Rorex eventually agreed, on the condition that the write-up include a solicitation for donations to Out Boulder County, the advocacy organization founded in 1994 where her energy would find a natural home well after her unwitting lunge into history. She served as a longtime volunteer, often greeting visitors with a smile from behind the front desk, and was involved with the nonprofit’s Speaking Out education program for middle and high schoolers.
Hours away from going to the funeral home to say a final farewell to her dear friend, colleague and ally, Moore reflected on Rorex’s last week on earth, which she says was marked by her usual kindness and compassion.

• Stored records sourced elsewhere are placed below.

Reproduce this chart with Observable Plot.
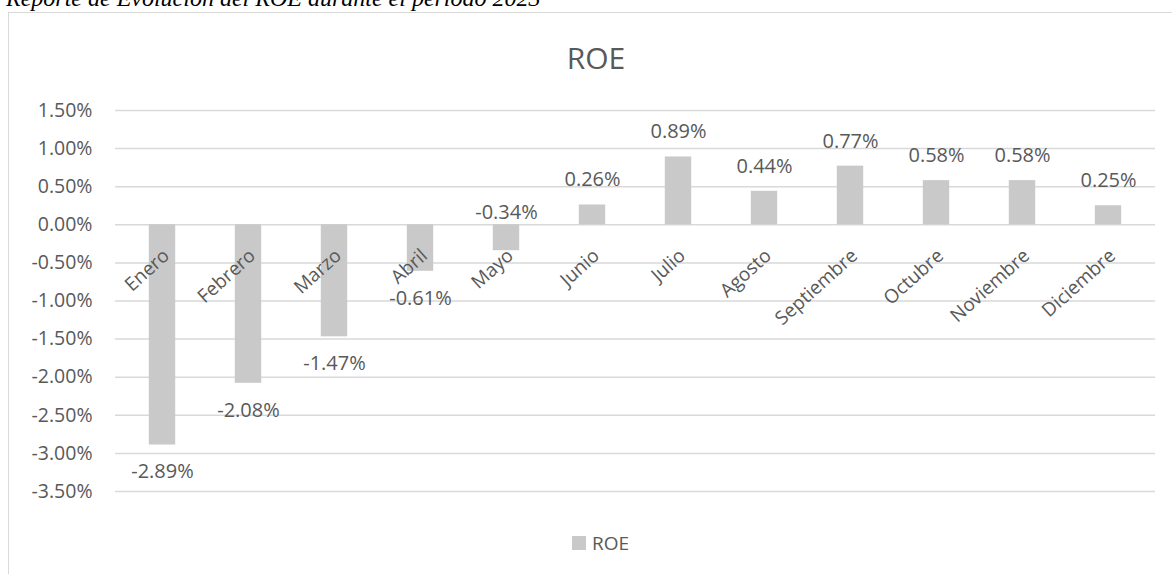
<!DOCTYPE html>
<html>
<head>
<meta charset="utf-8">
<script src="https://cdn.jsdelivr.net/npm/d3@7"></script>
<script src="https://cdn.jsdelivr.net/npm/@observablehq/plot@0.6"></script>
<style>
  html, body { margin: 0; padding: 0; background: #fff; overflow: hidden; }
  #wrap { position: relative; width: 1172px; height: 574px; overflow: hidden; font-family: "Open Sans", sans-serif; }
  #header { position: absolute; left: 6px; top: -14px; font: italic 24px "Liberation Serif", serif; line-height: 24px; color: #000; white-space: nowrap; }
  #frame { position: absolute; left: 8px; top: 12px; width: 1200px; height: 620px; border: 1.5px solid #d9d9d9; box-sizing: border-box; }
  #title { position: absolute; left: 0; width: 1192px; top: 40px; text-align: center; font-size: 30px; color: #595959; line-height: 36px; }
  #legend { position: absolute; left: 572px; top: 532px; font-size: 19px; color: #595959; display: flex; align-items: center; line-height: 22px; }
  #legend span.sw { display: inline-block; width: 14px; height: 14px; background: #c9c9c9; margin-right: 6px; }
  #chart { position: absolute; left: 0; top: 0; }
</style>
</head>
<body>
<div id="wrap">
  <div id="header">Reporte de Evolución del ROE durante el período 2023</div>
  <div id="frame"></div>
  <div id="chart"></div>
  <div id="title">ROE</div>
  <div id="legend"><span class="sw"></span><span>ROE</span></div>
</div>
<script>
const months = ["Enero","Febrero","Marzo","Abril","Mayo","Junio","Julio","Agosto","Septiembre","Octubre","Noviembre","Diciembre"];
const roe = [-2.89, -2.08, -1.47, -0.61, -0.34, 0.26, 0.89, 0.44, 0.77, 0.58, 0.58, 0.25];
const yTicks = [1.5, 1.0, 0.5, 0.0, -0.5, -1.0, -1.5, -2.0, -2.5, -3.0, -3.5];

const data = months.map((m, i) => ({month: m, value: roe[i]}));
const fmt = v => v.toFixed(2) + "%";
const textColor = "#595959";
const font = "Open Sans";

// placement rule: short negative bars carry their label above the axis
const pos = data.filter(d => d.value >= 0);
const negBelow = data.filter(d => d.value < 0 && d.value <= -0.5);
const negAbove = data.filter(d => d.value < 0 && d.value > -0.5);

const chart = Plot.plot({
  width: 1172,
  height: 574,
  marginTop: 110,
  marginBottom: 83,
  marginLeft: 115,
  marginRight: 17,
  style: {fontFamily: font, fontSize: "19px", color: textColor, background: "transparent"},
  x: {domain: months, padding: 0, axis: null},
  y: {domain: [-3.5, 1.5], axis: null},
  marks: [
    Plot.ruleY(yTicks, {stroke: "#d9d9d9", strokeWidth: 1.5}),
    Plot.barY(data, {x: "month", y: "value", fill: "#c9c9c9", insetLeft: 29.8, insetRight: 29.8}),
    Plot.axisY({ticks: yTicks, tickSize: 0, tickPadding: 23, tickFormat: fmt, fontSize: 19.5, fill: textColor, label: null}),
    Plot.text(months, {x: d => d, y: () => 0, rotate: -42, textAnchor: "end", lineAnchor: "middle", dx: 4, dy: 28, fontSize: 19, fill: textColor}),
    Plot.text(pos, {x: "month", y: "value", text: d => fmt(d.value), lineAnchor: "middle", dy: -25, fontSize: 20, fill: textColor}),
    Plot.text(negBelow, {x: "month", y: "value", text: d => fmt(d.value), lineAnchor: "middle", dy: 27, fontSize: 20, fill: textColor}),
    Plot.text(negAbove, {x: "month", y: () => 0, text: d => fmt(d.value), lineAnchor: "middle", dy: -12, fontSize: 20, fill: textColor})
  ]
});
document.getElementById("chart").appendChild(chart);
</script>
</body>
</html>
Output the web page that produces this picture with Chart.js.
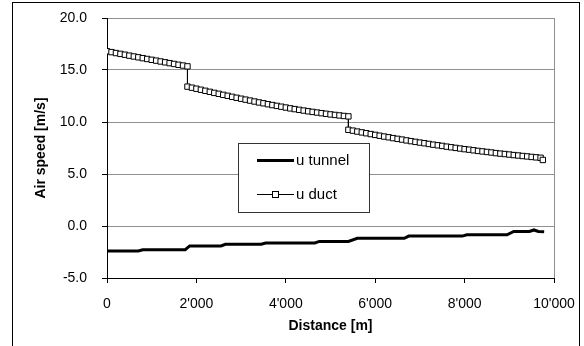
<!DOCTYPE html>
<html>
<head>
<meta charset="utf-8">
<script src="https://cdn.jsdelivr.net/npm/chart.js@4.4.0/dist/chart.umd.min.js"></script>
<style>
  html, body { margin: 0; padding: 0; background: #fff; }
  #wrap { position: relative; width: 584px; height: 346px; }
</style>
</head>
<body>
<div id="wrap"><canvas id="airChart" width="584" height="346"></canvas></div>
<script>
// Series names as in the legend
const seriesNames = ['u tunnel', 'u duct'];

// Axis ticks
const xTickValues = [0, 2000, 4000, 6000, 8000, 10000];
const yTickValues = [-5, 0, 5, 10, 15, 20];

// u duct: distance [m] / speed [m/s]
const ductDist = [
    0, 100, 200, 300, 400, 500, 600, 700, 800, 900, 1000, 1100, 1200, 1300, 1400, 1500, 1600, 1700, 1800,
    1800, 1900, 2000, 2100, 2200, 2300, 2400, 2500, 2600, 2700, 2800, 2900, 3000, 3100, 3200, 3300, 3400, 3500,
    3600, 3700, 3800, 3900, 4000, 4100, 4200, 4300, 4400, 4500, 4600, 4700, 4800, 4900, 5000, 5100, 5200, 5300, 5400,
    5400, 5500, 5600, 5700, 5800, 5900, 6000, 6100, 6200, 6300, 6400, 6500, 6600, 6700, 6800, 6900, 7000, 7100,
    7200, 7300, 7400, 7500, 7600, 7700, 7800, 7900, 8000, 8100, 8200, 8300, 8400, 8500, 8600, 8700, 8800, 8900,
    9000, 9100, 9200, 9300, 9400, 9500, 9600, 9700, 9750
];
const ductSpeed = [
    16.80, 16.72, 16.63, 16.55, 16.47, 16.38, 16.30, 16.22, 16.14, 16.06, 15.98, 15.90, 15.82, 15.74, 15.66, 15.58, 15.50, 15.43, 15.35,
    13.40, 13.30, 13.20, 13.10, 13.00, 12.90, 12.80, 12.71, 12.61, 12.52, 12.42, 12.33, 12.24, 12.15, 12.06, 11.97, 11.88, 11.80,
    11.71, 11.63, 11.55, 11.47, 11.39, 11.31, 11.24, 11.17, 11.10, 11.03, 10.97, 10.91, 10.85, 10.79, 10.73, 10.68, 10.63, 10.58, 10.54,
    9.25, 9.17, 9.08, 9.00, 8.92, 8.84, 8.76, 8.68, 8.60, 8.53, 8.45, 8.38, 8.31, 8.23, 8.16, 8.09, 8.02, 7.96,
    7.89, 7.82, 7.76, 7.70, 7.63, 7.57, 7.51, 7.45, 7.39, 7.34, 7.28, 7.22, 7.17, 7.12, 7.07, 7.01, 6.96, 6.92,
    6.87, 6.82, 6.78, 6.73, 6.69, 6.64, 6.60, 6.56, 6.35
];

// u tunnel: stepwise profile
const tunnelDist = [0, 700, 800, 1750, 1850, 2550, 2650, 3450, 3550, 4650, 4750, 5400, 5600, 6650, 6750, 7950, 8050, 8950, 9100, 9450, 9550, 9650, 9780];
const tunnelSpeed = [-2.40, -2.40, -2.28, -2.28, -1.92, -1.92, -1.76, -1.76, -1.63, -1.63, -1.48, -1.48, -1.18, -1.18, -0.97, -0.97, -0.84, -0.84, -0.52, -0.52, -0.38, -0.52, -0.55];

const FONT = 'Liberation Sans, Arial, sans-serif';

function toPoints(xs, ys) {
    return xs.map(function (x, i) { return { x: x, y: ys[i] }; });
}

function fmtThousands(v) {
    return String(v).replace(/\B(?=(\d{3})+(?!\d))/g, "'");
}

// Frame round the whole picture, gray plot edge on the right, and the boxed legend
const framePlugin = {
    id: 'frame',
    beforeDatasetsDraw(chart) {
        const { ctx, chartArea } = chart;
        ctx.save();
        ctx.strokeStyle = '#909090';
        ctx.lineWidth = 1;
        ctx.beginPath();
        ctx.moveTo(Math.round(chartArea.right) + 0.5, chartArea.top);
        ctx.lineTo(Math.round(chartArea.right) + 0.5, chartArea.bottom);
        ctx.stroke();
        ctx.restore();
    },
    afterDraw(chart) {
        const ctx = chart.ctx;
        ctx.save();
        ctx.strokeStyle = '#000';
        ctx.lineWidth = 1;
        ctx.strokeRect(12.5, 2.5, 567, 360);

        // legend box
        ctx.fillStyle = '#fff';
        ctx.fillRect(238.5, 143.5, 131, 69);
        ctx.strokeStyle = '#333';
        ctx.strokeRect(238.5, 143.5, 131, 69);

        const rows = [160, 194];
        ctx.font = '15px ' + FONT;
        ctx.textBaseline = 'middle';
        ctx.textAlign = 'left';
        chart.data.datasets.forEach(function (ds, i) {
            const y = rows[i];
            ctx.strokeStyle = ds.borderColor;
            ctx.lineWidth = ds.borderWidth;
            ctx.beginPath();
            ctx.moveTo(257, y + 0.5);
            ctx.lineTo(294, y + 0.5);
            ctx.stroke();
            if (ds.pointRadius > 0) {
                ctx.lineWidth = 1;
                ctx.fillStyle = ds.pointBackgroundColor;
                ctx.fillRect(272, y - 2.5, 6, 6);
                ctx.strokeStyle = ds.pointBorderColor;
                ctx.strokeRect(272.5, y - 2.5, 6, 6);
            }
            ctx.fillStyle = '#000';
            ctx.fillText(ds.label, 296, y + 1);
        });
        ctx.restore();
    }
};

const ctx = document.getElementById('airChart').getContext('2d');
new Chart(ctx, {
    type: 'line',
    data: {
        datasets: [{
            label: seriesNames[0],
            data: toPoints(tunnelDist, tunnelSpeed),
            borderColor: '#000',
            borderWidth: 3,
            pointRadius: 0,
            tension: 0
        }, {
            label: seriesNames[1],
            data: toPoints(ductDist, ductSpeed),
            borderColor: '#000',
            borderWidth: 1,
            pointStyle: 'rect',
            pointRadius: 3.8,
            pointBorderWidth: 1,
            pointBorderColor: '#000',
            pointBackgroundColor: '#fff',
            tension: 0
        }]
    },
    options: {
        responsive: false,
        animation: false,
        events: [],
        layout: { padding: { left: 0, top: 18, right: 30, bottom: 0 } },
        plugins: {
            legend: { display: false },
            tooltip: { enabled: false }
        },
        scales: {
            x: {
                type: 'linear',
                min: 0,
                max: 10000,
                afterBuildTicks: function (axis) {
                    axis.ticks = xTickValues.map(function (v) { return { value: v }; });
                },
                afterFit: function (axis) {
                    axis.height = 68;
                    axis.paddingLeft = 0;
                    axis.paddingRight = 0;
                },
                grid: { drawOnChartArea: false, tickLength: 5, tickColor: '#000' },
                border: { color: '#000', width: 1 },
                ticks: {
                    color: '#000',
                    font: { family: FONT, size: 14 },
                    padding: 13,
                    maxRotation: 0,
                    callback: function (v) { return fmtThousands(v); }
                },
                title: {
                    display: true,
                    text: 'Distance [m]',
                    color: '#000',
                    font: { family: FONT, size: 14, weight: 'bold' },
                    padding: { top: 0, bottom: 11 }
                }
            },
            y: {
                type: 'linear',
                min: -5,
                max: 20,
                afterBuildTicks: function (axis) {
                    axis.ticks = yTickValues.map(function (v) { return { value: v }; });
                },
                afterFit: function (axis) {
                    axis.width = 107;
                    axis.paddingTop = 0;
                    axis.paddingBottom = 0;
                },
                grid: { color: '#909090', tickLength: 5, tickColor: '#000' },
                border: { color: '#000', width: 1 },
                ticks: {
                    color: '#000',
                    font: { family: FONT, size: 14 },
                    padding: 15,
                    callback: function (v) { return v.toFixed(1); }
                },
                title: {
                    display: true,
                    text: 'Air speed [m/s]',
                    color: '#000',
                    font: { family: FONT, size: 14, weight: 'bold' },
                    padding: { top: 33, bottom: 0 }
                }
            }
        }
    },
    plugins: [framePlugin]
});
</script>
</body>
</html>
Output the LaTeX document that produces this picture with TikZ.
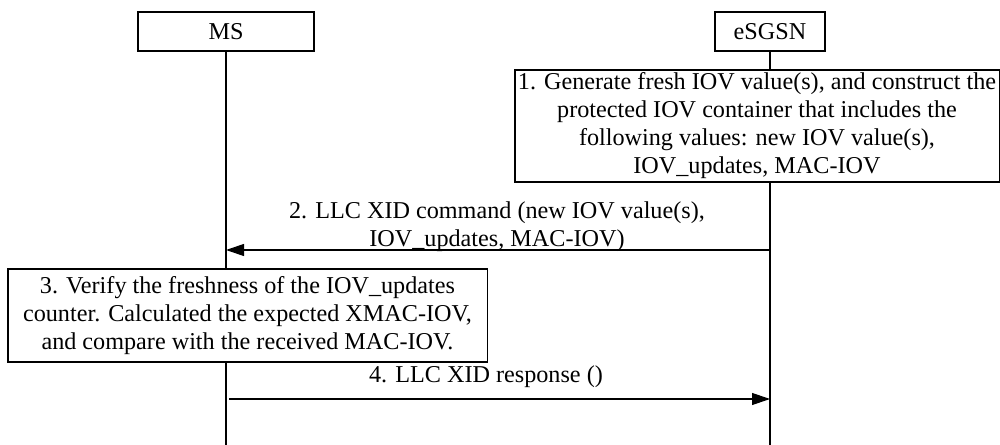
\documentclass[tikz,border=0pt]{standalone}
\usepackage{fontspec}
\setmainfont{Liberation Serif}
\usetikzlibrary{arrows.meta,positioning}

\begin{document}
\begin{tikzpicture}[
	x=0.025cm,y=-0.025cm,
	every node/.style={font=\fontsize{17.2}{19.9}\selectfont,align=center},
	entity/.style={draw,line width=0.8pt,fill=white,minimum height=0.975cm,inner sep=0pt},
	action/.style={draw,line width=0.8pt,fill=white,inner sep=0pt},
	life/.style={line width=0.8pt},
	msg/.style={-{Triangle[length=4.5mm,width=3mm]},line width=0.8pt}
	]
	\useasboundingbox (0,0) rectangle (1000,445);
	% entities and lifelines
	\node[entity,minimum width=4.4cm] (ms) at (226,31.5) {MS};
	\node[entity,minimum width=2.75cm] (sgsn) at (770,31.5) {eSGSN};
	\coordinate (msend) at (226,445);
	\coordinate (sgsnend) at (770,445);
	\draw[life] (ms) -- (msend);
	\draw[life] (sgsn) -- (sgsnend);
	% steps
	\node[action,minimum width=12.1cm,minimum height=2.8cm] (gen) at (757,126)
		{1. Generate fresh IOV value(s), and construct the\\protected IOV container that includes the\\following values: new IOV value(s),\\IOV\_updates, MAC-IOV};
	\coordinate (cmdfrom) at (770,250);
	\coordinate (cmdto) at (226,250);
	\draw[msg] (cmdfrom) -- (cmdto);
	\node (cmdlbl) at (497,227) {2. LLC XID command (new IOV value(s),\\IOV\_updates, MAC-IOV)};
	\node[action,minimum width=11.975cm,minimum height=2.325cm] (verify) at (247.5,315.5)
		{3. Verify the freshness of the IOV\_updates\\counter. Calculated the expected XMAC-IOV,\\and compare with the received MAC-IOV.};
	\coordinate (rspfrom) at (229,399);
	\coordinate (rspto) at (770,399);
	\draw[msg] (rspfrom) -- (rspto);
	\node (rsplbl) at (486,377) {4. LLC XID response ()};
\end{tikzpicture}
\end{document}
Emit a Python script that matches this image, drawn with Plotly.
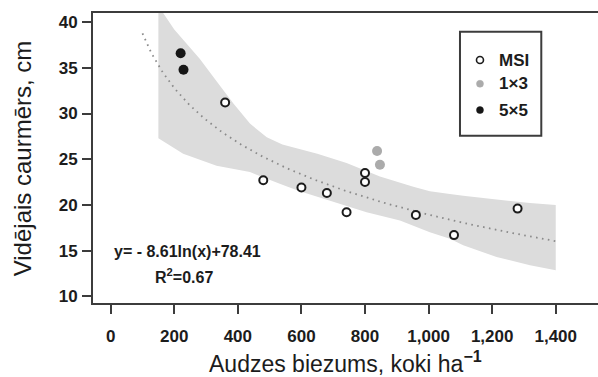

When a family she had known for years came to visit her in hospice care to say goodbye, including a transgender child who had been struggling, Rorex used the opportunity to offer one last helping hand to the community whose fight she shared for most of her adult life.
“Clela counseled the parents. She told them they were strong enough to figure out how to do this — that they were good parents. She connected them with resources, and made sure the child was connected with resources,” Moore said. “Clela texted me that night and I told her, ‘Your work is obviously not done. Keep going.’”
Rorex died the following week. But her final moments underscored the tide-shifting LGBTQ ally’s commitment to those who were so intimately on her heart.
“Her last three acts were making sure that a trans man who just had his baby got a present in the mail, and that another trans person who was homeless got $100 sent to them — and counseling that family,” Moore said. “That’s how she went out: thinking about others.”
When asked what lessons can be learned from Rorex’s allyship, Moore emphasizes the late history maker’s penchant for showing up and putting in the work. “Even if something is scary — if you know it’s the right thing to do, you do it.”
Lastly, Moore highlights the fact that Rorex “didn’t know any gay people” before the pivotal spring of 1975 when she signed that first marriage license for two men from Colorado Springs — 40 years before the Supreme Court would follow suit by making marriage equality the law of the land. “This wasn’t about political activism. It was about basic human decency,” she said. “And she ended up with the LGBTQ community as her family.”